THE BEST OF EVIL will entertain and intrigue you as it draws you into the mystery surrounding American explorer Meriwether Lewis’s death and a rumored hidden treasure. Be sure to keep your eyes peeled; you just might uncover the location of Lewis’s lost gold.

A SHRED OF TRUTH, Book Two of the Aramis Black Mystery Series, releases in the summer of 2007.


Five Questions with Eric Wilson

You juggle a day job with family and writing. Can you describe a typical day in the life of Eric Wilson?

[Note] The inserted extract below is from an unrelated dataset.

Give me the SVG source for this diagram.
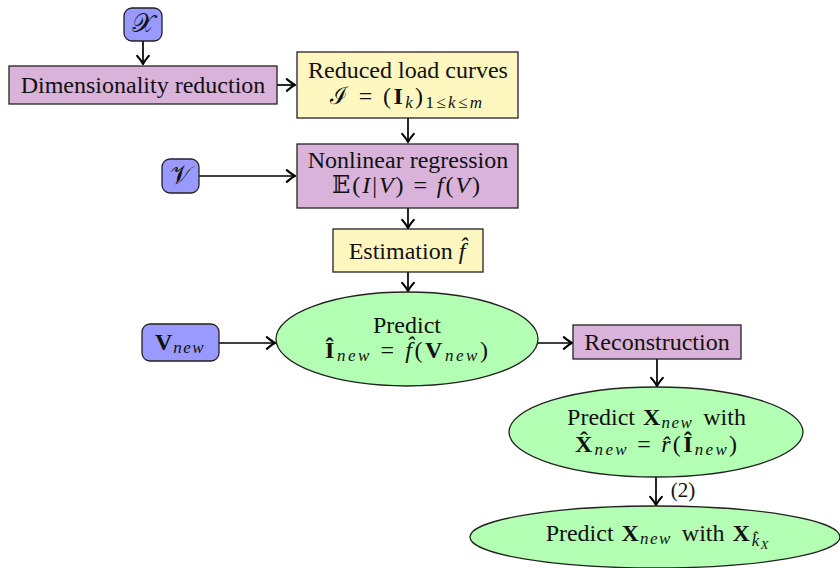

Until recently, I was under contractual deadlines. So, I helped get the kids off to school, then planted my backside in my desk chair and wrote until late at night, with a break here or there for coffee, kisses with my wife, and circulation through the legs. I listen to loud music to block out everything else, and I write and write and write. I finished the sequel to THE BEST OF EVIL this way. It's called A SHRED OF TRUTH, and it'll be out next summer. Of course, I also work a "real" job at FedEx Kinko's in Nashville. I like the job, but it's hard to balance that and my writing sometimes. My boss has been flexible, letting me work four ten-hour days to have two free days, that sort of thing. Right now, I've cut down to two days a week, so that I can finish some more proposals and sample chapters--anything to try to sell another idea before the end of the year.

Where did the idea for THE BEST OF EVIL originate from?

My editor actually called and asked if I'd be interested in doing a mystery series set in Tennessee. At first, I was hesitant. I didn't own the idea. Once the name Aramis Black came to me, though, it was my baby. I decided to saddle Aramis with some troubles from his past, including some troubles reaching back two hundred years--of which he is totally unaware, of course. The story unfolded from there, using Nashville and the city's history as a central character.

Your novels have all contained an element of history. Is history something you are naturally interested in and how do you go about researching your ideas?

Believe it or not, I despised history class in school. Two things brought history to life for me. One: travelling overseas after high school and seeing castles, old towns, ancient countries. Two: reading WWII spy novels in high school, which often included "what if" elements, playing with history in subtle ways. Jack Higgins, Len Deighton, Alistair MacLean--they were masters at it. When I decide upon a historical element, I research it online and in books, look for little-known facts, and then start playing with ideas. Truthfully, the element in THE BEST OF EVIL is very believable, if you read up on the subject.

Last year you visited Romania and later mentioned that it inspired an idea for a novel. Can you tell us a bit more about this idea?

I'm already working on the first in my Jerusalem's Undead Trilogy. The title: FIELD OF BLOOD. It's based on the Akeldama, mentioned in Scripture, the place where Judas Iscariot died after betraying Jesus. What if (there I go again, with the "what ifs") his blood seeped down into the tombs of that cemetery and infused the dead with his enmity for Christ? What if these undead were released in 1988 when an actual bulldozer accidentally broke into that two-thousand year old graveyard? Hmmm.

What can readers look forward to in the future from Eric Wilson?

That's a question for a publisher out there to answer. I have no contracts. No books under deadline. But I have lots of ideas, lots of excitement, and plenty of discipline. I hope to finish the Senses Series, as well as the Aramis Black Mysteries. Pray that God will open the right doors for my future in this career. By the end of the year, I'll be seriously reevaluating my direction.